REQUIRED TASK:
Repeat all the material exactly; pictures stay out of your copy.

****************************************

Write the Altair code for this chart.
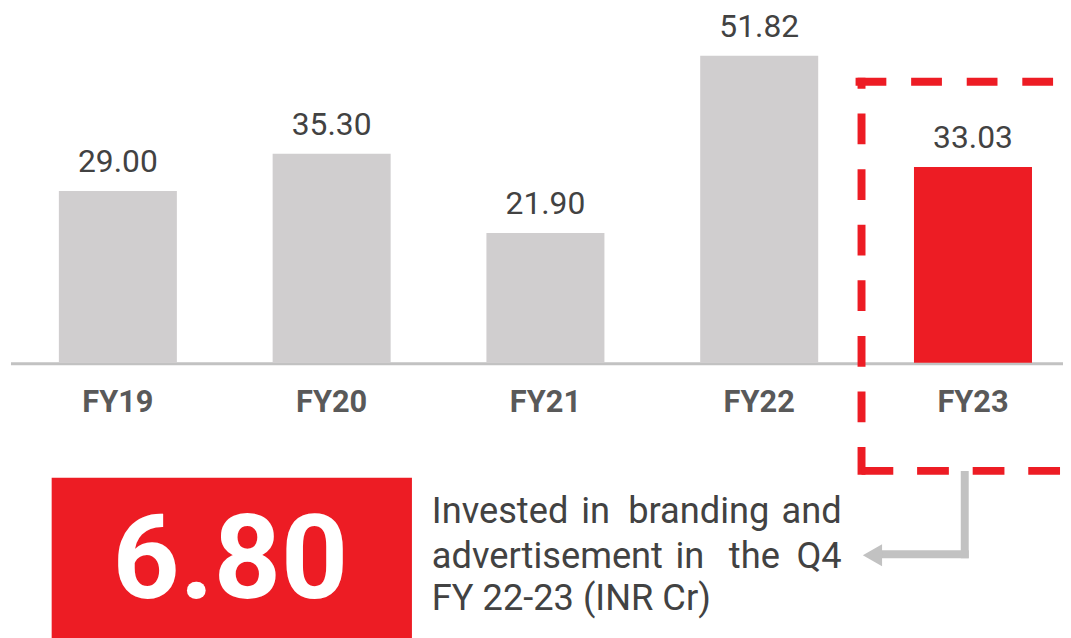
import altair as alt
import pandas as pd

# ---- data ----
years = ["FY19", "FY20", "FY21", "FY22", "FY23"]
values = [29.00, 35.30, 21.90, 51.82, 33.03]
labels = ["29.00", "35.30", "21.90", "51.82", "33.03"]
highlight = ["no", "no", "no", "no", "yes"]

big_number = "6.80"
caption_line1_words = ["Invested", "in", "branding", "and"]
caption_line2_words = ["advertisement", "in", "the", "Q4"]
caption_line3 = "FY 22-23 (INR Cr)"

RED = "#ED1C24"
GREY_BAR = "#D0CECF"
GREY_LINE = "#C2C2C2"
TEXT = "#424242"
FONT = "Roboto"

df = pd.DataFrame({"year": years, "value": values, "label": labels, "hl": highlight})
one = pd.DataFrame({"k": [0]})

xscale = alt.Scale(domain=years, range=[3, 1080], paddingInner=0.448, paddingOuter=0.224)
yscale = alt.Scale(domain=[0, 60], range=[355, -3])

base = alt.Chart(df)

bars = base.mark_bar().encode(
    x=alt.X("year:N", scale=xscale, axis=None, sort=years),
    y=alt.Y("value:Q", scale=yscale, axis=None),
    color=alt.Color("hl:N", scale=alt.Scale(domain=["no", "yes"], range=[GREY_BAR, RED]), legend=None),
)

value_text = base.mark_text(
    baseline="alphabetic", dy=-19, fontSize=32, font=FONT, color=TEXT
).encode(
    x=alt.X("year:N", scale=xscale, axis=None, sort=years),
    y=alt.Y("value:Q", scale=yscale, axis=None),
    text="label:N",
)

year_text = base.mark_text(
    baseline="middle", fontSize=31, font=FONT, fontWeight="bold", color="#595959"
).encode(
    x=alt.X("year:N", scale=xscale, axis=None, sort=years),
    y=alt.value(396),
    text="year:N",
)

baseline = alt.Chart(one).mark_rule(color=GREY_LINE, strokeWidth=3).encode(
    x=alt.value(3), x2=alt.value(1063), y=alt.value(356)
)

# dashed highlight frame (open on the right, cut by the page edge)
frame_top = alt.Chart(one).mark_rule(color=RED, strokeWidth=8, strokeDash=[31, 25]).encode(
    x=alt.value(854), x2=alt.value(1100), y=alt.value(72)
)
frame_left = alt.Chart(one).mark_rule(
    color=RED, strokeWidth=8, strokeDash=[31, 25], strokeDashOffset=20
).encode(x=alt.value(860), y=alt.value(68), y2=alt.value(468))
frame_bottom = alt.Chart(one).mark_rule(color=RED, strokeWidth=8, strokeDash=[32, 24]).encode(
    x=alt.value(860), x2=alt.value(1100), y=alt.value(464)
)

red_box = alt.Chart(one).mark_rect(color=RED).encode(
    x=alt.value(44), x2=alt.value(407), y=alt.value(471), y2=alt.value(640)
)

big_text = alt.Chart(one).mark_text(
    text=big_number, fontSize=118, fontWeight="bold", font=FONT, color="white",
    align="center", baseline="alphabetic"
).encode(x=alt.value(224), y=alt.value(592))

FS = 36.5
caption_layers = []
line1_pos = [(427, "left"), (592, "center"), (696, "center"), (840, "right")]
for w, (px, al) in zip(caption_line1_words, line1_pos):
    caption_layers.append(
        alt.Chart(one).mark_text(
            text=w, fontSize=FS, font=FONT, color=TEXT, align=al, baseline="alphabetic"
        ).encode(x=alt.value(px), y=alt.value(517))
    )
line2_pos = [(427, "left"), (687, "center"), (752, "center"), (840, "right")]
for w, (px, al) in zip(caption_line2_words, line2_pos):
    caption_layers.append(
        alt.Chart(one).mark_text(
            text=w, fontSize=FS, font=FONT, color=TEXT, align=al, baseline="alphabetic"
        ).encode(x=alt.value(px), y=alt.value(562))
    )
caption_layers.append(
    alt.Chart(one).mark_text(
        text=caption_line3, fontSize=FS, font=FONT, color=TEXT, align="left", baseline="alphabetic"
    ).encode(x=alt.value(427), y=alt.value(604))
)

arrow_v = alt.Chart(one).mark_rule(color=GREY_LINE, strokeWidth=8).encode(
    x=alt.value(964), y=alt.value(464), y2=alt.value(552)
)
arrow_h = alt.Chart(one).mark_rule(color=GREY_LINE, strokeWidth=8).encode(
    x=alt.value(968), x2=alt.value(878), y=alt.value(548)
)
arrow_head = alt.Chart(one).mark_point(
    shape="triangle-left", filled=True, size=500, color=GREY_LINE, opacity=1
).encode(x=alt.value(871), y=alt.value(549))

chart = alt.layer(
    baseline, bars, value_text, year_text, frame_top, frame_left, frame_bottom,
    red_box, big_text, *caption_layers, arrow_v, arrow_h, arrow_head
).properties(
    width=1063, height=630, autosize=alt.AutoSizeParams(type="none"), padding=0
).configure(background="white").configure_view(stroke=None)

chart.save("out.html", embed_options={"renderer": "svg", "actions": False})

****************************************

EXPECTED ANSWER:
Write the Altair code for this chart.
import altair as alt
import pandas as pd

# ---- data ----
years = ["FY19", "FY20", "FY21", "FY22", "FY23"]
values = [29.00, 35.30, 21.90, 51.82, 33.03]
labels = ["29.00", "35.30", "21.90", "51.82", "33.03"]
highlight = ["no", "no", "no", "no", "yes"]

big_number = "6.80"
caption_line1_words = ["Invested", "in", "branding", "and"]
caption_line2_words = ["advertisement", "in", "the", "Q4"]
caption_line3 = "FY 22-23 (INR Cr)"

RED = "#ED1C24"
GREY_BAR = "#D0CECF"
GREY_LINE = "#C2C2C2"
TEXT = "#424242"
FONT = "Roboto"

df = pd.DataFrame({"year": years, "value": values, "label": labels, "hl": highlight})
one = pd.DataFrame({"k": [0]})

xscale = alt.Scale(domain=years, range=[3, 1080], paddingInner=0.448, paddingOuter=0.224)
yscale = alt.Scale(domain=[0, 60], range=[355, -3])

base = alt.Chart(df)

bars = base.mark_bar().encode(
    x=alt.X("year:N", scale=xscale, axis=None, sort=years),
    y=alt.Y("value:Q", scale=yscale, axis=None),
    color=alt.Color("hl:N", scale=alt.Scale(domain=["no", "yes"], range=[GREY_BAR, RED]), legend=None),
)

value_text = base.mark_text(
    baseline="alphabetic", dy=-19, fontSize=32, font=FONT, color=TEXT
).encode(
    x=alt.X("year:N", scale=xscale, axis=None, sort=years),
    y=alt.Y("value:Q", scale=yscale, axis=None),
    text="label:N",
)

year_text = base.mark_text(
    baseline="middle", fontSize=31, font=FONT, fontWeight="bold", color="#595959"
).encode(
    x=alt.X("year:N", scale=xscale, axis=None, sort=years),
    y=alt.value(396),
    text="year:N",
)

baseline = alt.Chart(one).mark_rule(color=GREY_LINE, strokeWidth=3).encode(
    x=alt.value(3), x2=alt.value(1063), y=alt.value(356)
)

# dashed highlight frame (open on the right, cut by the page edge)
frame_top = alt.Chart(one).mark_rule(color=RED, strokeWidth=8, strokeDash=[31, 25]).encode(
    x=alt.value(854), x2=alt.value(1100), y=alt.value(72)
)
frame_left = alt.Chart(one).mark_rule(
    color=RED, strokeWidth=8, strokeDash=[31, 25], strokeDashOffset=20
).encode(x=alt.value(860), y=alt.value(68), y2=alt.value(468))
frame_bottom = alt.Chart(one).mark_rule(color=RED, strokeWidth=8, strokeDash=[32, 24]).encode(
    x=alt.value(860), x2=alt.value(1100), y=alt.value(464)
)

red_box = alt.Chart(one).mark_rect(color=RED).encode(
    x=alt.value(44), x2=alt.value(407), y=alt.value(471), y2=alt.value(640)
)

big_text = alt.Chart(one).mark_text(
    text=big_number, fontSize=118, fontWeight="bold", font=FONT, color="white",
    align="center", baseline="alphabetic"
).encode(x=alt.value(224), y=alt.value(592))

FS = 36.5
caption_layers = []
line1_pos = [(427, "left"), (592, "center"), (696, "center"), (840, "right")]
for w, (px, al) in zip(caption_line1_words, line1_pos):
    caption_layers.append(
        alt.Chart(one).mark_text(
            text=w, fontSize=FS, font=FONT, color=TEXT, align=al, baseline="alphabetic"
        ).encode(x=alt.value(px), y=alt.value(517))
    )
line2_pos = [(427, "left"), (687, "center"), (752, "center"), (840, "right")]
for w, (px, al) in zip(caption_line2_words, line2_pos):
    caption_layers.append(
        alt.Chart(one).mark_text(
            text=w, fontSize=FS, font=FONT, color=TEXT, align=al, baseline="alphabetic"
        ).encode(x=alt.value(px), y=alt.value(562))
    )
caption_layers.append(
    alt.Chart(one).mark_text(
        text=caption_line3, fontSize=FS, font=FONT, color=TEXT, align="left", baseline="alphabetic"
    ).encode(x=alt.value(427), y=alt.value(604))
)

arrow_v = alt.Chart(one).mark_rule(color=GREY_LINE, strokeWidth=8).encode(
    x=alt.value(964), y=alt.value(464), y2=alt.value(552)
)
arrow_h = alt.Chart(one).mark_rule(color=GREY_LINE, strokeWidth=8).encode(
    x=alt.value(968), x2=alt.value(878), y=alt.value(548)
)
arrow_head = alt.Chart(one).mark_point(
    shape="triangle-left", filled=True, size=500, color=GREY_LINE, opacity=1
).encode(x=alt.value(871), y=alt.value(549))

chart = alt.layer(
    baseline, bars, value_text, year_text, frame_top, frame_left, frame_bottom,
    red_box, big_text, *caption_layers, arrow_v, arrow_h, arrow_head
).properties(
    width=1063, height=630, autosize=alt.AutoSizeParams(type="none"), padding=0
).configure(background="white").configure_view(stroke=None)

chart.save("out.html", embed_options={"renderer": "svg", "actions": False})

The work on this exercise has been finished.